→ **Problem details**
Retype each line exactly. Skip images.
————————
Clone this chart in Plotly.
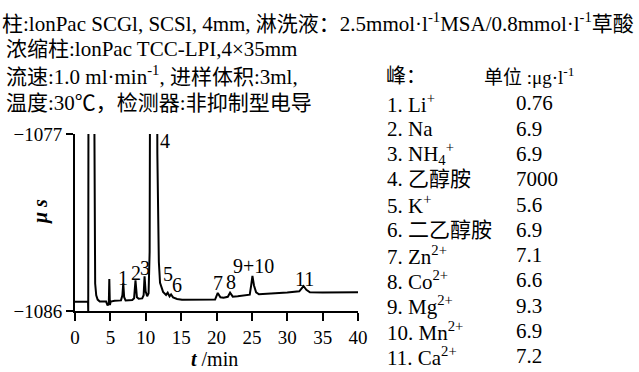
import plotly.graph_objects as go

FONT = "'Liberation Serif', 'Noto Sans CJK SC', serif"

# ---- data ----
time_min = [0.0, 1.84, 1.87, 1.95, 2.25, 2.55, 2.85, 3.0, 3.2, 3.5,
            4.4, 4.6, 4.78, 4.85, 4.93, 5.05, 5.6, 6.5, 6.7, 6.82, 6.95, 7.15,
            8.1, 8.35, 8.55, 8.75, 9.0, 9.5, 9.7, 9.83, 9.98, 10.2, 10.4, 10.55,
            10.7, 11.1, 11.5, 11.64, 11.85, 12.02, 12.45, 12.87, 13.1, 13.37,
            13.58, 13.86, 14.43, 15.13, 17.0, 19.8, 20.18, 20.55, 21.0, 21.6,
            21.92, 22.3, 23.0, 24.0, 24.7, 24.9, 25.08, 25.3, 25.6, 26.0, 28.0,
            30.0, 31.7, 32.3, 32.7, 33.2, 35.0, 40.0]
signal_us = [-1085.53, -1085.53, -1086.0, -1060.0, -1040.0, -1060.0, -1084.6, -1085.2, -1085.42, -1085.52,
             -1085.52, -1085.72, -1085.6, -1084.37, -1085.7, -1085.52, -1085.48, -1085.46, -1085.2, -1084.59, -1085.3, -1085.46,
             -1085.44, -1085.35, -1084.44, -1085.3, -1085.38, -1085.36, -1085.2, -1084.24, -1085.0, -1085.25, -1085.1, -1083.0,
             -1060.0, -1040.0, -1060.0, -1078.0, -1083.5, -1084.57, -1085.03, -1085.18, -1085.07, -1085.26,
             -1085.16, -1085.31, -1085.39, -1085.43, -1085.44, -1085.42, -1085.08, -1085.3, -1085.32, -1085.28,
             -1085.07, -1085.27, -1085.25, -1085.2, -1085.17, -1084.7, -1084.22, -1084.7, -1085.05, -1085.15, -1085.12,
             -1085.06, -1085.0, -1084.73, -1084.92, -1085.05, -1085.06, -1085.05]

x_ticks = [0, 5, 10, 15, 20, 25, 30, 35, 40]
y_ticks = [-1086, -1077]

peak_labels = ["1", "2", "3", "4", "5", "6", "7", "8", "9+10", "11"]
peak_label_t = [6.75, 8.63, 9.9, 12.73, 13.2, 14.38, 20.27, 22.07, 25.22, 32.39]
peak_label_v = [-1084.33, -1084.08, -1083.82, -1077.38, -1084.14, -1084.67, -1084.59, -1084.51, -1083.69, -1084.37]

header_lines = [
    "柱:lonPac SCGl, SCSl, 4mm, 淋洗液：2.5mmol·l<sup>-1</sup>MSA/0.8mmol·l<sup>-1</sup>草酸",
    "浓缩柱:lonPac TCC-LPI,4×35mm",
    "流速:1.0 ml·min<sup>-1</sup>, 进样体积:3ml,",
    "温度:30℃，检测器:非抑制型电导",
]
table_header = ["峰：", "单位 :μg·l<sup>-1</sup>"]
peak_names = ["1. Li<sup>+</sup>", "2. Na", "3. NH<sub>4</sub><sup>+</sup>", "4. 乙醇胺", "5. K<sup>+</sup>",
              "6. 二乙醇胺", "7. Zn<sup>2+</sup>", "8. Co<sup>2+</sup>", "9. Mg<sup>2+</sup>",
              "10. Mn<sup>2+</sup>", "11. Ca<sup>2+</sup>"]
peak_conc = ["0.76", "6.9", "6.9", "7000", "5.6", "6.9", "7.1", "6.6", "9.3", "6.9", "7.2"]

# ---- layout geometry (pixels) ----
W, H = 639, 372
ML, MR, MT, MB = 75, 281, 134, 61
PW, PH = W - ML - MR, H - MT - MB


def px(x):
    return (x - ML) / PW


def py(y):
    return (H - MB - y) / PH


fig = go.Figure()
fig.add_trace(go.Scatter(x=time_min, y=signal_us, mode="lines",
                         line=dict(color="black", width=2), hoverinfo="skip"))

ann = []
for lab, t, v in zip(peak_labels, peak_label_t, peak_label_v):
    ann.append(dict(x=t, y=v, xref="x", yref="y", text=lab, showarrow=False,
                    font=dict(size=20, family=FONT, color="black")))

line_y = [22, 49, 76, 103]
line_x = [0, 4, 4, 4]
for txt, xx, yy in zip(header_lines, line_x, line_y):
    ann.append(dict(x=px(xx), y=py(yy), xref="paper", yref="paper", text=txt,
                    showarrow=False, xanchor="left", yanchor="middle",
                    font=dict(size=21, family=FONT, color="black")))

ann.append(dict(x=px(384), y=py(76), xref="paper", yref="paper", text=table_header[0],
                showarrow=False, xanchor="left", yanchor="middle",
                font=dict(size=20, family=FONT, color="black")))
ann.append(dict(x=px(482), y=py(76), xref="paper", yref="paper", text=table_header[1],
                showarrow=False, xanchor="left", yanchor="middle",
                font=dict(size=19, family=FONT, color="black")))
for i, (nm, cv) in enumerate(zip(peak_names, peak_conc)):
    yy = 103.3 + i * 25.3
    ann.append(dict(x=px(385), y=py(yy), xref="paper", yref="paper", text=nm,
                    showarrow=False, xanchor="left", yanchor="middle",
                    font=dict(size=21, family=FONT, color="black")))
    ann.append(dict(x=px(514), y=py(yy), xref="paper", yref="paper", text=cv,
                    showarrow=False, xanchor="left", yanchor="middle",
                    font=dict(size=21, family=FONT, color="black")))

# axis titles
ann.append(dict(x=px(40), y=py(212), xref="paper", yref="paper", text="<b><i>μ s</i></b>",
                showarrow=False, textangle=-90, xanchor="center", yanchor="middle",
                font=dict(size=20, family=FONT, color="black")))
ann.append(dict(x=px(214), y=py(359), xref="paper", yref="paper", text="<b><i>t</i></b> /min",
                showarrow=False, xanchor="center", yanchor="middle",
                font=dict(size=20, family=FONT, color="black")))

fig.update_layout(
    width=W, height=H,
    margin=dict(l=ML, r=MR, t=MT, b=MB),
    paper_bgcolor="white", plot_bgcolor="white",
    showlegend=False,
    font=dict(family=FONT, color="black"),
    annotations=ann,
    xaxis=dict(range=[0, 40], tickvals=x_ticks, ticks="outside", ticklen=8, tickwidth=2,
               tickcolor="black", showline=True, linewidth=2, linecolor="black",
               showgrid=False, zeroline=False, tickfont=dict(size=19, family=FONT, color="black")),
    yaxis=dict(range=[-1086, -1077], tickvals=y_ticks, ticks="outside", ticklen=7, tickwidth=2,
               tickcolor="black", showline=True, linewidth=2, linecolor="black",
               showgrid=False, zeroline=False, tickfont=dict(size=19, family=FONT, color="black")),
)

fig.write_html("out.html", config={"displayModeBar": False},
               post_script="document.body.style.margin='0';document.body.style.overflow='hidden';")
————————
→ **Exercise output**
Clone this chart in Plotly.
import plotly.graph_objects as go

FONT = "'Liberation Serif', 'Noto Sans CJK SC', serif"

# ---- data ----
time_min = [0.0, 1.84, 1.87, 1.95, 2.25, 2.55, 2.85, 3.0, 3.2, 3.5,
            4.4, 4.6, 4.78, 4.85, 4.93, 5.05, 5.6, 6.5, 6.7, 6.82, 6.95, 7.15,
            8.1, 8.35, 8.55, 8.75, 9.0, 9.5, 9.7, 9.83, 9.98, 10.2, 10.4, 10.55,
            10.7, 11.1, 11.5, 11.64, 11.85, 12.02, 12.45, 12.87, 13.1, 13.37,
            13.58, 13.86, 14.43, 15.13, 17.0, 19.8, 20.18, 20.55, 21.0, 21.6,
            21.92, 22.3, 23.0, 24.0, 24.7, 24.9, 25.08, 25.3, 25.6, 26.0, 28.0,
            30.0, 31.7, 32.3, 32.7, 33.2, 35.0, 40.0]
signal_us = [-1085.53, -1085.53, -1086.0, -1060.0, -1040.0, -1060.0, -1084.6, -1085.2, -1085.42, -1085.52,
             -1085.52, -1085.72, -1085.6, -1084.37, -1085.7, -1085.52, -1085.48, -1085.46, -1085.2, -1084.59, -1085.3, -1085.46,
             -1085.44, -1085.35, -1084.44, -1085.3, -1085.38, -1085.36, -1085.2, -1084.24, -1085.0, -1085.25, -1085.1, -1083.0,
             -1060.0, -1040.0, -1060.0, -1078.0, -1083.5, -1084.57, -1085.03, -1085.18, -1085.07, -1085.26,
             -1085.16, -1085.31, -1085.39, -1085.43, -1085.44, -1085.42, -1085.08, -1085.3, -1085.32, -1085.28,
             -1085.07, -1085.27, -1085.25, -1085.2, -1085.17, -1084.7, -1084.22, -1084.7, -1085.05, -1085.15, -1085.12,
             -1085.06, -1085.0, -1084.73, -1084.92, -1085.05, -1085.06, -1085.05]

x_ticks = [0, 5, 10, 15, 20, 25, 30, 35, 40]
y_ticks = [-1086, -1077]

peak_labels = ["1", "2", "3", "4", "5", "6", "7", "8", "9+10", "11"]
peak_label_t = [6.75, 8.63, 9.9, 12.73, 13.2, 14.38, 20.27, 22.07, 25.22, 32.39]
peak_label_v = [-1084.33, -1084.08, -1083.82, -1077.38, -1084.14, -1084.67, -1084.59, -1084.51, -1083.69, -1084.37]

header_lines = [
    "柱:lonPac SCGl, SCSl, 4mm, 淋洗液：2.5mmol·l<sup>-1</sup>MSA/0.8mmol·l<sup>-1</sup>草酸",
    "浓缩柱:lonPac TCC-LPI,4×35mm",
    "流速:1.0 ml·min<sup>-1</sup>, 进样体积:3ml,",
    "温度:30℃，检测器:非抑制型电导",
]
table_header = ["峰：", "单位 :μg·l<sup>-1</sup>"]
peak_names = ["1. Li<sup>+</sup>", "2. Na", "3. NH<sub>4</sub><sup>+</sup>", "4. 乙醇胺", "5. K<sup>+</sup>",
              "6. 二乙醇胺", "7. Zn<sup>2+</sup>", "8. Co<sup>2+</sup>", "9. Mg<sup>2+</sup>",
              "10. Mn<sup>2+</sup>", "11. Ca<sup>2+</sup>"]
peak_conc = ["0.76", "6.9", "6.9", "7000", "5.6", "6.9", "7.1", "6.6", "9.3", "6.9", "7.2"]

# ---- layout geometry (pixels) ----
W, H = 639, 372
ML, MR, MT, MB = 75, 281, 134, 61
PW, PH = W - ML - MR, H - MT - MB


def px(x):
    return (x - ML) / PW


def py(y):
    return (H - MB - y) / PH


fig = go.Figure()
fig.add_trace(go.Scatter(x=time_min, y=signal_us, mode="lines",
                         line=dict(color="black", width=2), hoverinfo="skip"))

ann = []
for lab, t, v in zip(peak_labels, peak_label_t, peak_label_v):
    ann.append(dict(x=t, y=v, xref="x", yref="y", text=lab, showarrow=False,
                    font=dict(size=20, family=FONT, color="black")))

line_y = [22, 49, 76, 103]
line_x = [0, 4, 4, 4]
for txt, xx, yy in zip(header_lines, line_x, line_y):
    ann.append(dict(x=px(xx), y=py(yy), xref="paper", yref="paper", text=txt,
                    showarrow=False, xanchor="left", yanchor="middle",
                    font=dict(size=21, family=FONT, color="black")))

ann.append(dict(x=px(384), y=py(76), xref="paper", yref="paper", text=table_header[0],
                showarrow=False, xanchor="left", yanchor="middle",
                font=dict(size=20, family=FONT, color="black")))
ann.append(dict(x=px(482), y=py(76), xref="paper", yref="paper", text=table_header[1],
                showarrow=False, xanchor="left", yanchor="middle",
                font=dict(size=19, family=FONT, color="black")))
for i, (nm, cv) in enumerate(zip(peak_names, peak_conc)):
    yy = 103.3 + i * 25.3
    ann.append(dict(x=px(385), y=py(yy), xref="paper", yref="paper", text=nm,
                    showarrow=False, xanchor="left", yanchor="middle",
                    font=dict(size=21, family=FONT, color="black")))
    ann.append(dict(x=px(514), y=py(yy), xref="paper", yref="paper", text=cv,
                    showarrow=False, xanchor="left", yanchor="middle",
                    font=dict(size=21, family=FONT, color="black")))

# axis titles
ann.append(dict(x=px(40), y=py(212), xref="paper", yref="paper", text="<b><i>μ s</i></b>",
                showarrow=False, textangle=-90, xanchor="center", yanchor="middle",
                font=dict(size=20, family=FONT, color="black")))
ann.append(dict(x=px(214), y=py(359), xref="paper", yref="paper", text="<b><i>t</i></b> /min",
                showarrow=False, xanchor="center", yanchor="middle",
                font=dict(size=20, family=FONT, color="black")))

fig.update_layout(
    width=W, height=H,
    margin=dict(l=ML, r=MR, t=MT, b=MB),
    paper_bgcolor="white", plot_bgcolor="white",
    showlegend=False,
    font=dict(family=FONT, color="black"),
    annotations=ann,
    xaxis=dict(range=[0, 40], tickvals=x_ticks, ticks="outside", ticklen=8, tickwidth=2,
               tickcolor="black", showline=True, linewidth=2, linecolor="black",
               showgrid=False, zeroline=False, tickfont=dict(size=19, family=FONT, color="black")),
    yaxis=dict(range=[-1086, -1077], tickvals=y_ticks, ticks="outside", ticklen=7, tickwidth=2,
               tickcolor="black", showline=True, linewidth=2, linecolor="black",
               showgrid=False, zeroline=False, tickfont=dict(size=19, family=FONT, color="black")),
)

fig.write_html("out.html", config={"displayModeBar": False},
               post_script="document.body.style.margin='0';document.body.style.overflow='hidden';")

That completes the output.